Problem details
Find each line with "this" and copy it.

Supplied data

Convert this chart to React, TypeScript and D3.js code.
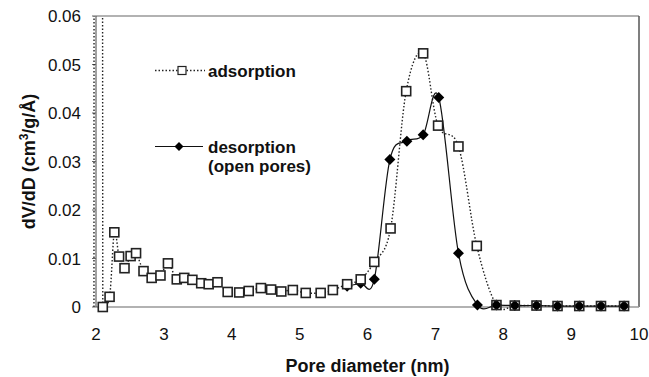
import React from 'react';
import * as d3 from 'd3';

// Adsorption branch (open squares, dotted)
const adsX = [2.10, 2.20, 2.27, 2.34, 2.42, 2.51, 2.59, 2.70, 2.82, 2.95, 3.06, 3.19, 3.30, 3.42, 3.55, 3.66, 3.79, 3.94, 4.11, 4.25, 4.43, 4.58, 4.73, 4.90, 5.09, 5.31, 5.49, 5.70, 5.90, 6.10, 6.34, 6.57, 6.82, 7.04, 7.34, 7.61, 7.90, 8.17, 8.49, 8.80, 9.12, 9.44, 9.78];
const adsY = [0.0000, 0.0021, 0.0154, 0.0104, 0.0080, 0.0105, 0.0111, 0.0074, 0.0060, 0.0065, 0.0090, 0.0057, 0.0060, 0.0056, 0.0049, 0.0047, 0.0051, 0.0031, 0.0030, 0.0033, 0.0039, 0.0036, 0.0032, 0.0035, 0.0029, 0.0029, 0.0035, 0.0047, 0.0057, 0.0093, 0.0162, 0.0445, 0.0523, 0.0374, 0.0331, 0.0126, 0.0004, 0.0003, 0.0003, 0.0002, 0.0002, 0.0002, 0.0002];

// Off-scale start of the adsorption branch (goes above the plot)
const adsOffX = [1.97, 1.975, 2.085, 2.10];
const adsOffY = [0, 0.3, 0.3, 0];

// Desorption branch (filled diamonds, solid)
const desX = [5.70, 5.90, 6.10, 6.33, 6.58, 6.82, 7.05, 7.34, 7.62, 7.90, 8.17, 8.49, 8.80, 9.12, 9.44, 9.78];
const desY = [0.0043, 0.0049, 0.0057, 0.0304, 0.0342, 0.0355, 0.0432, 0.0111, 0.0004, 0.0004, 0.0003, 0.0003, 0.0002, 0.0002, 0.0002, 0.0002];

const xTicks = [2, 3, 4, 5, 6, 7, 8, 9, 10];
const yTicks = [0, 0.01, 0.02, 0.03, 0.04, 0.05, 0.06];
const yTickLabels = ['0', '0.01', '0.02', '0.03', '0.04', '0.05', '0.06'];

export default function App() {
  const W = 649, H = 377;
  const x = d3.scaleLinear().domain([2, 10]).range([96, 639]);
  const y = d3.scaleLinear().domain([0, 0.06]).range([307, 16]);

  const ads = adsX.map((v, i) => [v, adsY[i]] as [number, number]);
  const des = desX.map((v, i) => [v, desY[i]] as [number, number]);
  const off = adsOffX.map((v, i) => [v, adsOffY[i]] as [number, number]);

  const smooth = d3.line<[number, number]>().x(d => x(d[0])).y(d => y(d[1])).curve(d3.curveCardinal.tension(0));
  const straight = d3.line<[number, number]>().x(d => x(d[0])).y(d => y(d[1]));

  const font = 'Liberation Sans, Arial, sans-serif';
  const sq = 9;
  const dm = 5.5;
  const diamond = (cx: number, cy: number, r: number) => `M${cx},${cy - r}L${cx + r},${cy}L${cx},${cy + r}L${cx - r},${cy}Z`;

  return (
    <svg width={W} height={H} style={{ position: 'fixed', left: 0, top: 0, display: 'block', background: '#fff' }} fontFamily={font}>
      <defs>
        <clipPath id="plotclip"><rect x={0} y={16} width={W} height={H - 16} /></clipPath>
      </defs>
      {/* frame */}
      <line x1={x(2)} x2={x(10)} y1={y(0.06)} y2={y(0.06)} stroke="#999" strokeWidth={1.5} />
      <line x1={x(10)} x2={x(10)} y1={y(0.06)} y2={y(0)} stroke="#555" strokeWidth={1.5} />
      <line x1={x(2)} x2={x(10)} y1={y(0)} y2={y(0)} stroke="#999" strokeWidth={1.5} />
      <line x1={x(2)} x2={x(2)} y1={y(0.06)} y2={y(0)} stroke="#444" strokeWidth={1} />
      {yTicks.map(t => (
        <line key={'yt' + t} x1={x(2) - 4} x2={x(2)} y1={y(t)} y2={y(t)} stroke="#666" strokeWidth={1} />
      ))}
      {/* tick labels */}
      {yTicks.map((t, i) => (
        <text key={'yl' + t} x={81} y={y(t)} dy="0.36em" textAnchor="end" fontSize={17} fill="#111">{yTickLabels[i]}</text>
      ))}
      {xTicks.map(t => (
        <text key={'xl' + t} x={x(t)} y={340} textAnchor="middle" fontSize={17} fill="#111">{t}</text>
      ))}
      {/* axis titles */}
      <text x={x(6)} y={372} textAnchor="middle" fontSize={18} fontWeight="bold" fill="#111">Pore diameter (nm)</text>
      <text transform={`translate(35,${(y(0) + y(0.06)) / 2}) rotate(-90)`} textAnchor="middle" fontSize={18} fontWeight="bold" fill="#111">
        dV/dD (cm<tspan dy="-7" fontSize={12}>3</tspan><tspan dy="7">/g/Å)</tspan>
      </text>
      {/* series */}
      <g clipPath="url(#plotclip)">
        <path d={straight(off) || ''} fill="none" stroke="#222" strokeWidth={1.4} strokeDasharray="1.5,2" />
        <path d={smooth(ads) || ''} fill="none" stroke="#222" strokeWidth={1.4} strokeDasharray="1.5,2" />
        <path d={smooth(des) || ''} fill="none" stroke="#111" strokeWidth={1.2} />
        {des.map((d, i) => (
          <path key={'d' + i} d={diamond(x(d[0]), y(d[1]), dm)} fill="#000" />
        ))}
        {ads.map((d, i) => (
          <rect key={'a' + i} x={x(d[0]) - sq / 2} y={y(d[1]) - sq / 2} width={sq} height={sq} fill={i >= 36 ? 'none' : '#fff'} stroke="#222" strokeWidth={1.6} />
        ))}
      </g>
      {/* legend */}
      <line x1={155} x2={205} y1={70.5} y2={70.5} stroke="#222" strokeWidth={1.3} strokeDasharray="1.5,2" />
      <rect x={182 - 4} y={70.5 - 4} width={8} height={8} fill="#fff" stroke="#222" strokeWidth={1.2} />
      <text x={208} y={77} fontSize={17} fontWeight="bold" fill="#111">adsorption</text>
      <line x1={155} x2={203} y1={146.5} y2={146.5} stroke="#111" strokeWidth={1.2} />
      <path d={diamond(179, 146.5, 4.5)} fill="#000" />
      <text x={208} y={153} fontSize={17} fontWeight="bold" fill="#111">desorption</text>
      <text x={208} y={172} fontSize={17} fontWeight="bold" fill="#111">(open pores)</text>
    </svg>
  );
}
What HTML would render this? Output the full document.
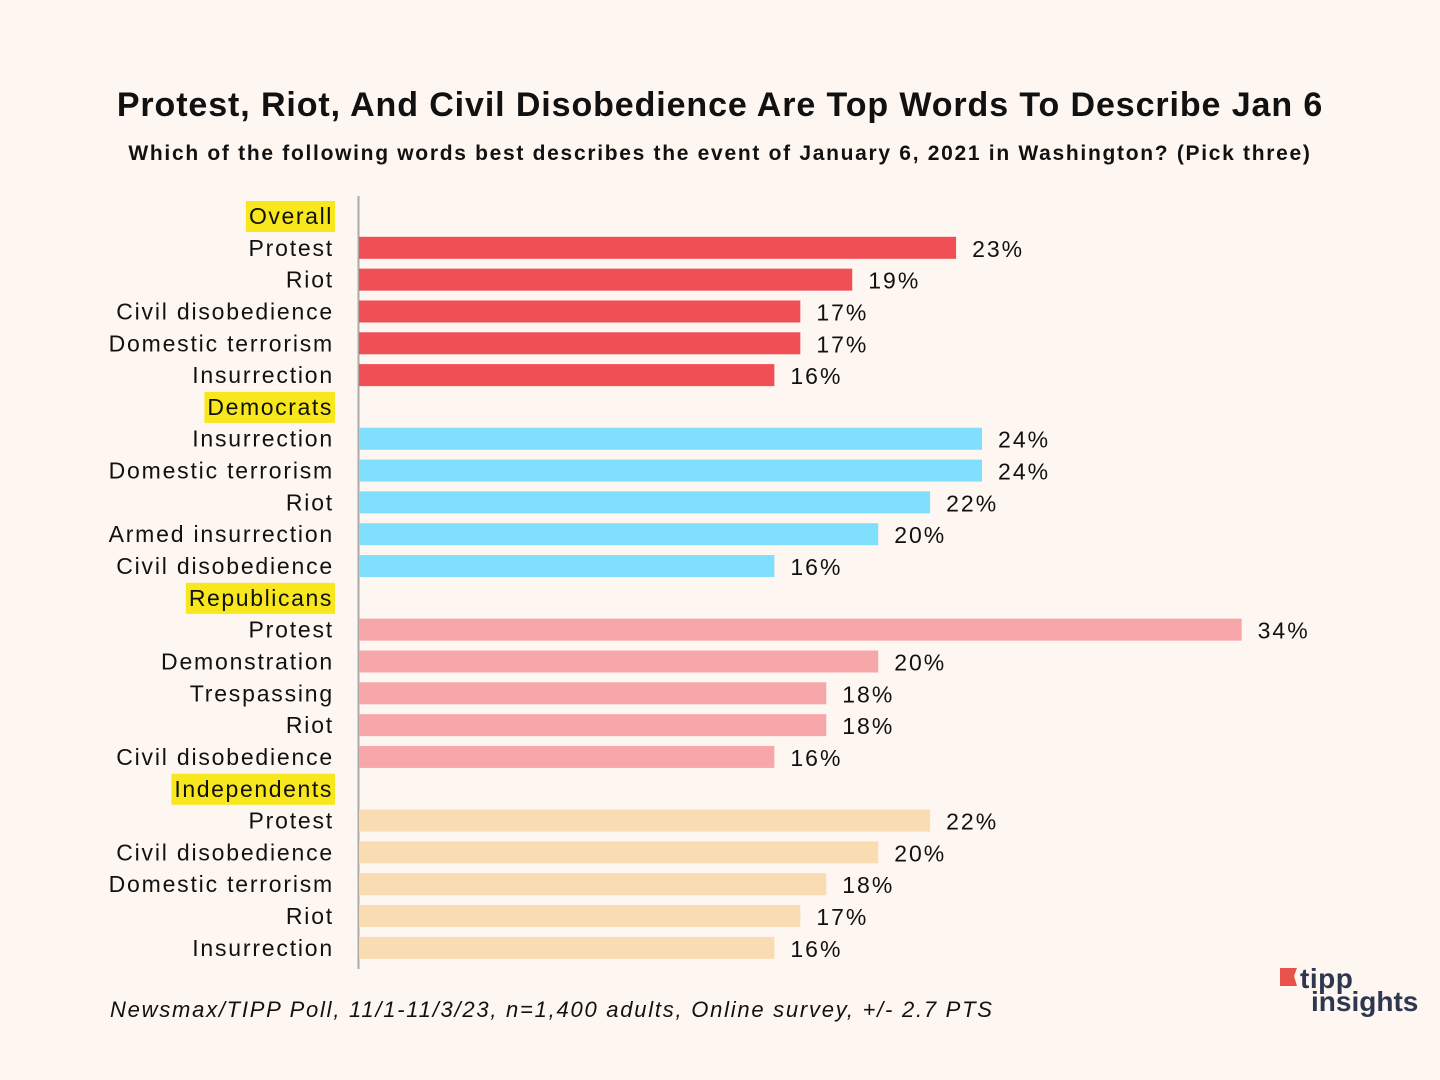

Solution to the problem
Convert this chart to React, TypeScript and D3.js code.
What HTML would render this? Output the full document.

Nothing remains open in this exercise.